My brother’s been playing Grand Theft Auto IV, which I asked him about because the vidogame takes place in a thinly veiled version of New York City and I was curious what the experience was like. Here is his emailed report from yesterday, which amused me greatly. For the record, I’m unaware of any mini-golf courses in New York City; then again, it’s a big city.

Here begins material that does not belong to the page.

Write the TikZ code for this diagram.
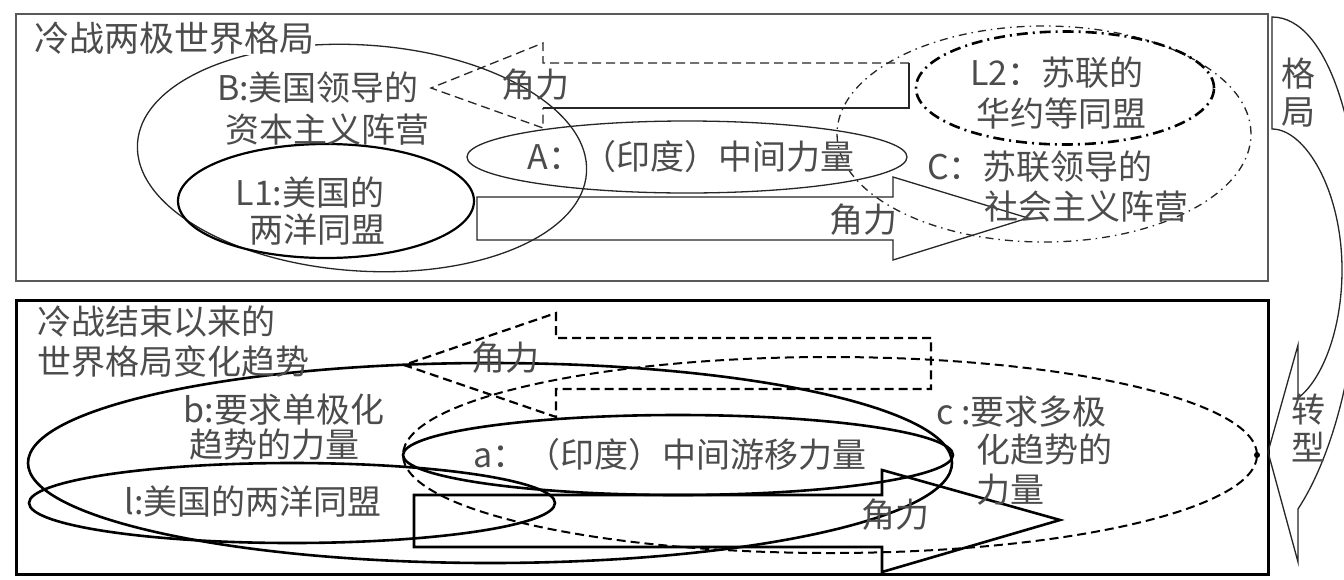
\documentclass[tikz,border=0pt]{standalone}
\usepackage{fontspec}
\newfontfamily\cjkfont{Noto Sans CJK SC}
\usetikzlibrary{shapes.geometric}
\begin{document}
\begin{tikzpicture}[x=1pt,y=-1pt,
  txt/.style={font=\cjkfont\fontsize{34}{40}\selectfont, text=black!70, inner sep=0pt},
  ttl/.style={font=\cjkfont\fontsize{35}{40}\selectfont, text=black!70, inner sep=1pt},
  ell/.style={ellipse, draw, inner sep=0pt, outer sep=0pt},
  thinln/.style={line width=1.3pt, draw=black!85},
  thickln/.style={line width=2.6pt, draw=black},
  dashdotln/.style={dash pattern=on 8pt off 5pt on 1.5pt off 5pt},
  dashln/.style={dash pattern=on 9pt off 5pt}
]
\useasboundingbox (0,0) rectangle (1344,579);
\fill[white] (0,0) rectangle (1344,579);

% ===== top panel =====
\node[draw=black!65, line width=1.6pt, minimum width=1252pt, minimum height=267pt, inner sep=0pt, anchor=north west] (topbox) at (15,13) {};

\node[ell, thinln, minimum width=450pt, minimum height=226pt, rotate=-3.8] (Bell) at (362,158) {};
\node[ell, line width=2.2pt, minimum width=296pt, minimum height=114pt] (L1ell) at (326,201) {};
\node[ell, thinln, minimum width=440pt, minimum height=72pt] (Aell) at (687,157) {};
\node[ell, thinln, dashdotln, minimum width=414pt, minimum height=216pt] (Cell) at (1044,134) {};
\node[ell, line width=2.6pt, dash pattern=on 11pt off 5pt on 2pt off 5pt, minimum width=298pt, minimum height=113pt] (L2ell) at (1065,88) {};

% left-pointing arrow (top)
\draw[thinln, dashln] (909,63) -- (543,63) -- (543,43) -- (431,88) -- (543,128) -- (543,108);
\draw[thinln] (543,108) -- (909,108) -- (909,63);
% right-pointing arrow (top)
\draw[thinln] (477,197) -- (893,197) -- (893,177) -- (1028,218) -- (893,260) -- (893,240) -- (477,240) -- cycle;

\node[ttl, fill=white, anchor=west] (title1) at (33,38) {冷战两极世界格局};
\node[txt] (Bt1) at (318,88) {B:美国领导的};
\node[txt] (Bt2) at (327,130) {资本主义阵营};
\node[txt] (L1t1) at (310,193) {L1:美国的};
\node[txt] (L1t2) at (317,230) {两洋同盟};
\node[txt] (At) at (691,157) {A：（印度）中间力量};
\node[txt] (L2t1) at (1057,73) {L2：苏联的};
\node[txt] (L2t2) at (1061,114) {华约等同盟};
\node[txt] (Ct1) at (1040,167) {C：苏联领导的};
\node[txt] (Ct2) at (1086,207) {社会主义阵营};
\node[txt] (jl1) at (535,85) {角力};
\node[txt] (jl2) at (863,220) {角力};

% ===== bottom panel =====
\node[draw=black, line width=3pt, minimum width=1252pt, minimum height=274pt, inner sep=0pt, anchor=north west] (botbox) at (15,299) {};

\node[ell, thickln, minimum width=924pt, minimum height=200pt] (bell) at (490,463) {};
\node[ell, thickln, minimum width=526pt, minimum height=80pt] (lell) at (292,503) {};
\node[ell, thickln, minimum width=550pt, minimum height=80pt] (aell) at (678,455) {};
\node[ell, line width=2pt, dashln, minimum width=854pt, minimum height=196pt] (cell) at (830,455) {};
\fill (1257,455) circle[radius=3pt];

% left-pointing dashed arrow (bottom)
\draw[line width=2.2pt, dashln] (931,338) -- (556,338) -- (556,313) -- (404,365) -- (556,417) -- (556,389) -- (931,389) -- cycle;
% right-pointing arrow (bottom)
\draw[thickln] (414,495) -- (882,495) -- (882,470) -- (1060,520) -- (882,572) -- (882,547) -- (414,547) -- cycle;

\node[txt, anchor=west] (title2a) at (37,322) {冷战结束以来的};
\node[txt, anchor=west] (title2b) at (37,362) {世界格局变化趋势};
\node[txt] (bt1) at (284,410) {b:要求单极化};
\node[txt] (bt2) at (274,445) {趋势的力量};
\node[txt] (lt) at (253,502) {l:美国的两洋同盟};
\node[txt] (at) at (670,455) {a：（印度）中间游移力量};
\node[txt, anchor=west] (ct1) at (936,412) {c :要求多极};
\node[txt, anchor=west] (ct2) at (976,450) {化趋势的};
\node[txt, anchor=west] (ct3) at (976,490) {力量};
\node[txt] (jl3) at (505,358) {角力};
\node[txt] (jl4) at (895,515) {角力};

% ===== right curved arrow =====
\draw[thinln] (1272,129) -- (1272,17)
  .. controls (1330,17) and (1362,140) .. (1360,250)
  .. controls (1358,370) and (1330,460) .. (1298,509)
  -- (1298,562) -- (1268,452) -- (1298,345) -- (1298,398)
  .. controls (1322,380) and (1342,330) .. (1342,270)
  .. controls (1342,190) and (1305,129) .. cycle;
\node[txt] (ge) at (1298,74) {格};
\node[txt] (ju) at (1298,112) {局};
\node[txt] (zh) at (1308,410) {转};
\node[txt] (xi) at (1308,447) {型};
\end{tikzpicture}
\end{document}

My GTA IV apartment is terrible and I’m under some sort of rail tracks. Plus I went out on a date with this chick and I accidentally sank her car into a mini-golf course lake while trying to take a late night shortcut to the bowling alley. Needless to say our date didn’t end well. You can totally spend a shit-ton of time just looking at stuff, not to mention shopping for pants! The craziest part is that you can watch TV in your apartment in the video game, which is almost a little TOO meta for my liking.

I hardly ever know where I am in this game. Jess makes fun of me because my sense of direction and lack of driving savvy really carry over into the video game world. Without the built in GPS, I would probably always be lost (a real problem I had in earlier GTA games). [. . .] Obviously, I really need to study the map that came with the game, because I’m as confused as I would be in the real NYC. Another awesome tidbit: you can hail cabs and actually look out the window and make small talk as you ride. There’s even an option to yell at the cabbie to “hurry” if you need to be somewhere fast. The details in this game are mind blowing. At one point, somebody ran into me with their car and I lost my $8 Russian hat.

Thursday | May 1, 2008 | 4:45 PM
Resto

Last night, I had a light dinner at the Belgian restaurant Resto. The place filled up quickly and got loud but I’d brought The Onion to read, so no big deal. I had a salad made with crispy pigs’ ears because, hey, pigs’s ears. It also featured chicory, tarbais beans and a soft egg laid on top in such a fashion that I initially thought it was a large dollop of mayonnaise. Salty and the warm pork and cool greens contrasted nicely. My frittes arrived in a custom ceramic cozy with an attached mayonnaise dipping receptacle. It was all pretty good. I hadn’t realized how addicted I am to the sweetness of ketchup because my meal, especially the mayo-dipped fries, tasted not-sweet-enough. I like the cozy atmosphere at Resto and that the men’s restroom is wallpapered with a pattern of old-timey black-and-white illustrations of ladies’ legs in girdles and stockings. I was tempted to peek into the unoccupied women’s room to see if it was patterned with illustrations of vintage codpieces or something.

Resto

  • 111 E. 29th St. (between Park and Lexington Avenues)
  • (212) 685-5585
  • Meal 25 of 52: Cosendonk brown ale ($10), pig’s ear salad ($10) and frittes ($6).